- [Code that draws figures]

· · · · · · ·

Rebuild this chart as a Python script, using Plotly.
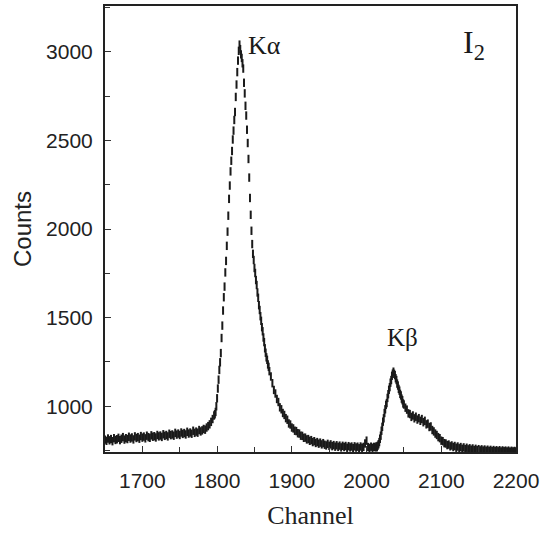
import numpy as np
import plotly.graph_objects as go

# Channel axis, sampled densely around the two peaks
channels = np.concatenate([
    np.arange(1650, 1797, 2),
    np.arange(1797, 1871, 1),
    np.arange(1872, 2013, 2),
    np.arange(2013, 2051, 1),
    np.arange(2052, 2201, 2),
])

# Counts, segment by segment
counts_baseline = [
    812, 805, 818, 808, 815, 803, 820, 810, 814, 822,
    809, 817, 826, 812, 820, 815, 828, 818, 824, 813,
    830, 821, 826, 817, 832, 823, 829, 819, 834, 826,
    822, 836, 828, 831, 824, 838, 830, 835, 827, 842,
    833, 838, 830, 845, 837, 841, 834, 850, 840, 846,
    838, 852, 844, 849, 841, 856, 846, 852, 845, 862,
    850, 857, 851, 866, 858, 864, 872, 868, 880, 888,
    898, 912, 928, 948,
]
counts_kalpha = [
    955, 968, 1000, 1045, 1100, 1150, 1205, 1248, 1300, 1385,
    1455, 1540, 1615, 1675, 1755, 1820, 1905, 1985, 2075, 2170,
    2245, 2325, 2385, 2440, 2505, 2555, 2615, 2660, 2745, 2815,
    2885, 2950, 3005, 3040, 3015, 2985, 2965, 2935, 2905, 2825,
    2765, 2695, 2640, 2560, 2485, 2395, 2290, 2175, 2080, 1990,
    1915, 1860, 1825, 1780, 1752, 1712, 1684, 1642, 1612, 1570,
    1543, 1508, 1482, 1446, 1423, 1388, 1362, 1327, 1302, 1276,
    1262, 1236, 1222, 1198,
]
counts_valley = [
    1168, 1130, 1092, 1072, 1041, 1024, 994, 983, 962, 951,
    933, 924, 903, 897, 880, 875, 862, 860, 848, 846,
    834, 833, 822, 823, 813, 815, 805, 809, 798, 803,
    793, 798, 789, 795, 785, 792, 783, 779, 788, 777,
    785, 775, 781, 772, 780, 771, 778, 768, 777, 770,
    776, 766, 775, 768, 773, 764, 774, 767, 772, 763,
    773, 766, 771, 790, 806, 770, 765, 772, 766, 771, 768,
]
counts_kbeta = [
    774, 769, 778, 786, 798, 817, 834, 862, 884, 913,
    932, 962, 983, 1008, 1018, 1047, 1068, 1093, 1108, 1133,
    1148, 1172, 1184, 1195, 1183, 1176, 1158, 1148, 1128, 1117,
    1098, 1088, 1070, 1061, 1043, 1034, 1016, 1010,
]
counts_tail = [
    992, 981, 960, 956, 940, 948, 932, 941, 925, 933,
    918, 928, 910, 918, 898, 902, 883, 886, 866, 858,
    846, 838, 826, 820, 806, 803, 792, 790, 781, 784,
    774, 779, 770, 776, 766, 773, 763, 770, 760, 768,
    758, 766, 757, 763, 755, 762, 753, 760, 752, 758,
    751, 757, 750, 756, 749, 755, 748, 754, 747, 753,
    747, 752, 746, 752, 745, 751, 746, 750, 745, 750,
    744, 749, 745, 748, 745,
]
counts = counts_baseline + counts_kalpha + counts_valley + counts_kbeta + counts_tail

x_ticks = [1700, 1800, 1900, 2000, 2100, 2200]
y_ticks = [1000, 1500, 2000, 2500, 3000]

ink = "#1a1a1a"
serif = "Liberation Serif, Times New Roman, serif"
sans = "Liberation Sans, Arial, sans-serif"

fig = go.Figure()

fig.add_trace(
    go.Scatter(
        x=channels,
        y=counts,
        mode="markers",
        marker=dict(
            symbol="line-ns",
            size=6,
            line=dict(width=2, color=ink),
            color=ink
        ),
        showlegend=False
    )
)

# Peak labels
fig.add_annotation(
    x=1839, y=3035, text="Kα", showarrow=False,
    xanchor="left", yanchor="middle",
    font=dict(family=serif, size=26, color=ink)
)
fig.add_annotation(
    x=2048, y=1387, text="Kβ", showarrow=False,
    xanchor="center", yanchor="middle",
    font=dict(family=serif, size=25, color=ink)
)
fig.add_annotation(
    x=2127, y=3170, text="I<sub>2</sub>", showarrow=False,
    xanchor="left", yanchor="top",
    font=dict(family=serif, size=32, color=ink)
)

axis_common = dict(
    showline=True,
    linecolor="#222222",
    linewidth=2,
    mirror=True,
    showgrid=False,
    zeroline=False,
    ticks="inside",
    ticklen=6,
    tickwidth=1,
    tickcolor="#333333",
    tickfont=dict(family=sans, size=21, color="#222222"),
)

fig.update_layout(
    width=552,
    height=536,
    margin=dict(l=105, r=36, t=4, b=84),
    paper_bgcolor="white",
    plot_bgcolor="white",
    xaxis=dict(
        axis_common,
        range=[1650, 2200],
        tickvals=x_ticks,
        ticklabelstandoff=9,
        minor=dict(ticks="inside", ticklen=5, tickcolor="#333333", dtick=50, tick0=1650),
        title=dict(
            text="Channel",
            font=dict(family=serif, size=26, color="#222222"),
            standoff=15
        ),
    ),
    yaxis=dict(
        axis_common,
        range=[742, 3258],
        tickvals=y_ticks,
        ticklabelstandoff=6,
        minor=dict(ticks="inside", ticklen=5, tickcolor="#333333", dtick=250, tick0=750),
        title=dict(
            text="Counts",
            font=dict(family=sans, size=24, color="#222222"),
            standoff=8
        ),
    ),
)

# drop the page's default body margin so the figure sits at the window corner
fig.write_html(
    "out.html",
    config={"displayModeBar": False},
    post_script="document.body.style.margin='0';"
)
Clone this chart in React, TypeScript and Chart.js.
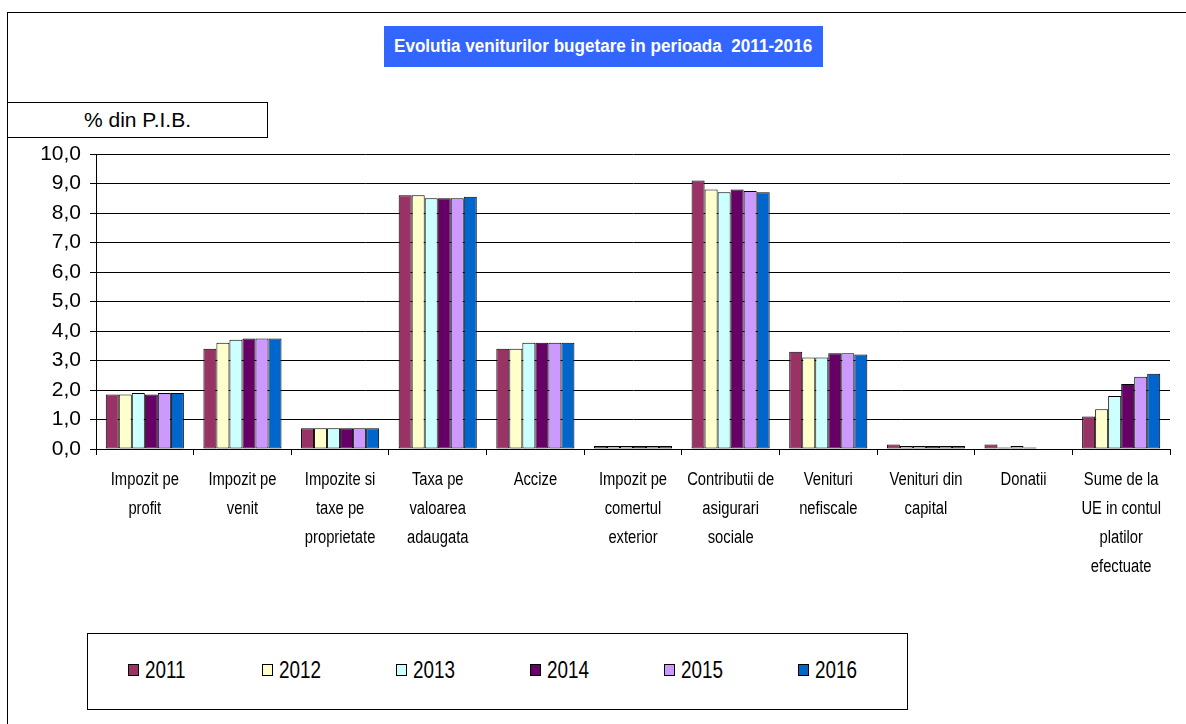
import React, { useEffect, useRef } from "react";
import { Chart, registerables } from "chart.js";

Chart.register(...registerables);

const categories: string[][] = [
  ["Impozit pe", "profit"],
  ["Impozit pe", "venit"],
  ["Impozite si", "taxe pe", "proprietate"],
  ["Taxa pe", "valoarea", "adaugata"],
  ["Accize"],
  ["Impozit pe", "comertul", "exterior"],
  ["Contributii de", "asigurari", "sociale"],
  ["Venituri", "nefiscale"],
  ["Venituri din", "capital"],
  ["Donatii"],
  ["Sume de la", "UE in contul", "platilor", "efectuate"],
];

const years = ["2011", "2012", "2013", "2014", "2015", "2016"];

const v2011 = [1.85, 3.4, 0.7, 8.6, 3.4, 0.1, 9.1, 3.3, 0.15, 0.15, 1.1];
const v2012 = [1.85, 3.6, 0.7, 8.6, 3.4, 0.1, 8.8, 3.1, 0.1, 0.05, 1.35];
const v2013 = [1.9, 3.7, 0.7, 8.5, 3.6, 0.1, 8.7, 3.1, 0.1, 0.1, 1.8];
const v2014 = [1.85, 3.75, 0.7, 8.5, 3.6, 0.1, 8.8, 3.25, 0.1, 0.05, 2.2];
const v2015 = [1.9, 3.75, 0.7, 8.5, 3.6, 0.1, 8.75, 3.25, 0.1, null, 2.45];
const v2016 = [1.9, 3.75, 0.7, 8.55, 3.6, 0.1, 8.7, 3.2, 0.1, null, 2.55];

const seriesValues = [v2011, v2012, v2013, v2014, v2015, v2016];
const seriesColors = ["#993366", "#FFFFCC", "#CCFFFF", "#660066", "#CC99FF", "#0066CC"];

const yTicks = [0, 1, 2, 3, 4, 5, 6, 7, 8, 9, 10];

const titleText = "Evolutia veniturilor bugetare in perioada  2011-2016";
const yLabelText = "% din P.I.B.";

const REGULAR = '"Liberation Sans", Arial, sans-serif';

// Draws the multi-line category labels (condensed, like the original) at the
// positions given by the library's own x scale.
const xLabelPlugin = {
  id: "condensedXLabels",
  afterDraw(chart: any) {
    const scale = chart.scales.x;
    const ctx = chart.ctx;
    ctx.save();
    ctx.font = `18px ${REGULAR}`;
    ctx.fillStyle = "#000000";
    ctx.textAlign = "center";
    ctx.textBaseline = "middle";
    (chart.data.labels as string[][]).forEach((lab, i) => {
      const x = scale.getPixelForTick(i);
      lab.forEach((line, k) => {
        ctx.save();
        ctx.translate(x, scale.top + 31 + k * 29);
        ctx.scale(0.82, 1);
        ctx.fillText(line, 0, 0);
        ctx.restore();
      });
    });
    ctx.restore();
  },
};

export default function App() {
  const canvasRef = useRef<HTMLCanvasElement | null>(null);

  useEffect(() => {
    if (!canvasRef.current) return;
    const chart = new Chart(canvasRef.current, {
      type: "bar",
      data: {
        labels: categories,
        datasets: years.map((y, i) => ({
          label: y,
          data: seriesValues[i],
          backgroundColor: seriesColors[i],
          borderColor: "#000000",
          borderWidth: 1,
          borderSkipped: false,
          categoryPercentage: 0.8,
          barPercentage: 1.0,
        })),
      },
      options: {
        responsive: false,
        animation: false,
        layout: { padding: { left: 0, right: 16, top: 154, bottom: 135 } },
        plugins: {
          legend: { display: false },
          title: { display: false },
          tooltip: { enabled: false },
        },
        scales: {
          x: {
            offset: true,
            grid: {
              display: true,
              drawOnChartArea: false,
              drawTicks: true,
              tickLength: 6,
              color: "#000000",
              offset: true,
            },
            border: { display: true, color: "#000000", width: 1 },
            ticks: { display: false, autoSkip: false, maxRotation: 0 },
            afterFit: (scale: any) => {
              scale.height = 140;
            },
          },
          y: {
            min: 0,
            max: 10,
            afterBuildTicks: (scale: any) => {
              scale.ticks = yTicks.map((v) => ({ value: v }));
            },
            grid: {
              display: true,
              drawOnChartArea: true,
              drawTicks: true,
              tickLength: 6,
              color: "#000000",
              lineWidth: 1,
            },
            border: { display: true, color: "#000000", width: 1 },
            ticks: {
              color: "#000000",
              font: { family: REGULAR, size: 21 },
              padding: 9,
              callback: (v: any) => Number(v).toFixed(1).replace(".", ","),
            },
            afterFit: (scale: any) => {
              scale.width = 96;
            },
          },
        },
      },
      plugins: [xLabelPlugin],
    });
    return () => chart.destroy();
  }, []);

  return (
    <div
      style={{
        position: "absolute",
        left: 0,
        top: 0,
        width: 1186,
        height: 724,
        overflow: "hidden",
        background: "#ffffff",
      }}
    >
      <div
        style={{
          position: "absolute",
          left: 7,
          top: 12,
          width: 1300,
          height: 900,
          border: "1px solid #000",
          boxSizing: "border-box",
        }}
      />
      <canvas
        ref={canvasRef}
        width={1186}
        height={724}
        style={{ position: "absolute", left: 0, top: 0, display: "block" }}
      />
      <div
        style={{
          position: "absolute",
          left: 384,
          top: 26,
          width: 439,
          height: 41,
          background: "#3366FF",
          color: "#ffffff",
          fontFamily: REGULAR,
          fontWeight: "bold",
          fontSize: 18,
          display: "flex",
          alignItems: "center",
          justifyContent: "center",
          whiteSpace: "pre",
        }}
      >
        <span style={{ display: "inline-block", transform: "scale(0.95, 1.05)" }}>{titleText}</span>
      </div>
      <div
        style={{
          position: "absolute",
          left: 7,
          top: 102,
          width: 261,
          height: 36,
          border: "1.5px solid #000",
          boxSizing: "border-box",
          background: "#fff",
          fontFamily: REGULAR,
          fontSize: 21,
          display: "flex",
          alignItems: "center",
          justifyContent: "center",
          color: "#000",
        }}
      >
        {yLabelText}
      </div>
      <div
        style={{
          position: "absolute",
          left: 87,
          top: 633,
          width: 821,
          height: 77,
          border: "1px solid #000",
          boxSizing: "border-box",
          background: "#fff",
        }}
      >
        {years.map((y, i) => (
          <div
            key={y}
            style={{
              position: "absolute",
              left: 40 + i * 134,
              top: 21,
              height: 30,
              display: "flex",
              alignItems: "center",
              fontFamily: REGULAR,
              fontSize: 23,
              color: "#000",
            }}
          >
            <span
              style={{
                display: "inline-block",
                width: 11,
                height: 12,
                background: seriesColors[i],
                border: "1px solid #000",
                boxSizing: "border-box",
                marginRight: 6,
              }}
            />
            <span style={{ display: "inline-block", transform: "scaleX(0.82)", transformOrigin: "left center" }}>
              {y}
            </span>
          </div>
        ))}
      </div>
    </div>
  );
}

· · · · · · ·

- [The request] Read the entries and show each line that mentions "React".

- [Written answer]
Clone this chart in React, TypeScript and Chart.js.
import React, { useEffect, useRef } from "react";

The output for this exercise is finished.